Everywhere I looked this week, I read about torturing suspects during interrogations. First, there was the release of the Special Prosecutor's Report on Police Torture in Chicago in the 1980's and 1990's. Although the report avoids the use of the word "torture," and focuses on only a few cases, the authors' comments at a press conference and even Mayor Daley's apology for his inaction recognized a "pattern of misconduct" involving Burge and his unit but claimed it did not emerge until years after he was first notified of possible abuses in the case of Andrew Wilson.

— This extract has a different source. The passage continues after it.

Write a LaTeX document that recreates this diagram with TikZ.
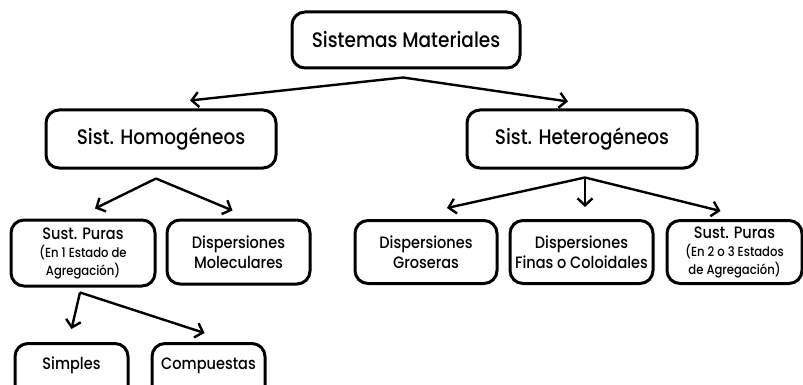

Torture was also in the news today in an article in the NY Times referencing the firing of Christine Axsmith, who worked as a contract employee for the CIA. Axsmith was fired for expressing her opinion that the interrogation technique of "waterboarding" -- which requires the near drowing of suspects and which has been used by the CIA on Khalid Sheik Mohammed and others -- constituted "torture" under the Geneva Conventions. Axsmith, an inveterate blogger, posted her opinion on "Covert Communications," a secret blog available only to those in the American intelligence community. To see what it is that Axsmith said, check out her other blog, econo-girl.blogspot.com
The CIA's experiments in the 1950's on mind control are the subject of a new book, BRAINWASH: The Secret History of Mind Control, by Dominic Streatfeild. After captured U.S. pilots were subjected to brutal psychological interrogations (recall the Manchurian Candidate) by Chinese authorities, the CIA wanted to make sure that it did not fall too far behind the pioneers in mind control (a Cold War competition like the "race to space"). According to Streatfeild, the CIA became obsessed with experimenting with narcotics, sleep and sensory deprivation in their efforts to see whether they could erase and implant memories and control human behavior. They tested these drugs (LSD was a favorite) on human guinea pigs, unwitting subjects like drug addicts, inmates and prostitutes, but the joke around the office at Christmas parties was don't drink the punch because it could be laced with acid. Streatfeild's book, which I have not read, also discusses the way British agents used hooding, sleep deprivation, sensory deprivation and other techniques against suspected IRA members, tactics which led to worldwide condemnation and also yielded little in the way of solid intelligence. The book ends with an discussion of Abu Ghraib in an epilogue, reminding us that the many of the same techniques developed by the CIA are being used in the War on Terror.
Lastly, if you want to know more detail about the use of psychological torture in the War on Terror, I strongly recommend that you pick up Joe Margulies book Guantanamo and the Abuse of Presidential Power. I read it in a weekend and could not put it down. Margulies was one of the lead attorneys in Rasul v. Bush, one of the first cases in which the United Supreme Court sided with detainees at Guantanamo. With clarity and passion, he describes the evolution of the Administration's decision to use extreme interrogation tactics and its strained interpretation of the definition of "torture" to avoid violating the Geneva Conventions and other international prohibitions on torture. The book also works as an excellent history of the development of these tactics, focusing on the Kubark Manual, the bible of extreme interrogation, which drew on many of the findings of the CIA's postwar research into the psychology of human behavior (including, no doubt, some of the experiments described by Streitfeild). It also works as a legal thriller, describing some of the behind the scenes strategies for challenging the Administration's policies (the description of the amicus ("friend of the court") stategy is fascinating), and as a shining example of good lawyering. Margulies' account of how he prepared for his first interview with Mamdouh Habib, an Australian citizen (Egyptian-born) who was detained and tortured by Pakistani agents when he tried to flee Pakistan for Australia in the OCtober 2001, is a classic. After Habib was tortured by Pakistani agents, he was then sent by the U.S. to Egypt as part of the "extraordinary rendition" program, where he was subjected to even more torture, before finally arriving at Guantanamo. Knowing that his client was bound to be suspicious of an American claiming to be his lawyer, Margulies needed a way to convince Habib that he was for real. His solution -- to spend time with Habib's wife so that she could tell him some of their history together, particulary idiosyncratic events that had special meaning for the couple and would not likely be known by others. These intimate memories brought tears to Habib's eyes and cemented the trust that Margulies would need to effectively represent Habib who was eventually freed and reunited with his wife.
One final comment about torture -- more in the nature of a warning and caution. When the CIA and military interrogators come back to the United States and settle into civilian life, many will no doubt find work as interrogators on police forces around the country. One need only look at Jon Burge, who attended miltary police training school before a tour of duty in Korea and Vietnam, to see how a little bit if exposure to military training and some combat duty, can influence later-life decisions on how to interrogate suspects. We need to get laws requiring electronic recording of interrogations passed in as many states as possible to try to prevent these returning interrogators from using some of the push the envelope tactics they have been exposed to in Iraq on suspects here.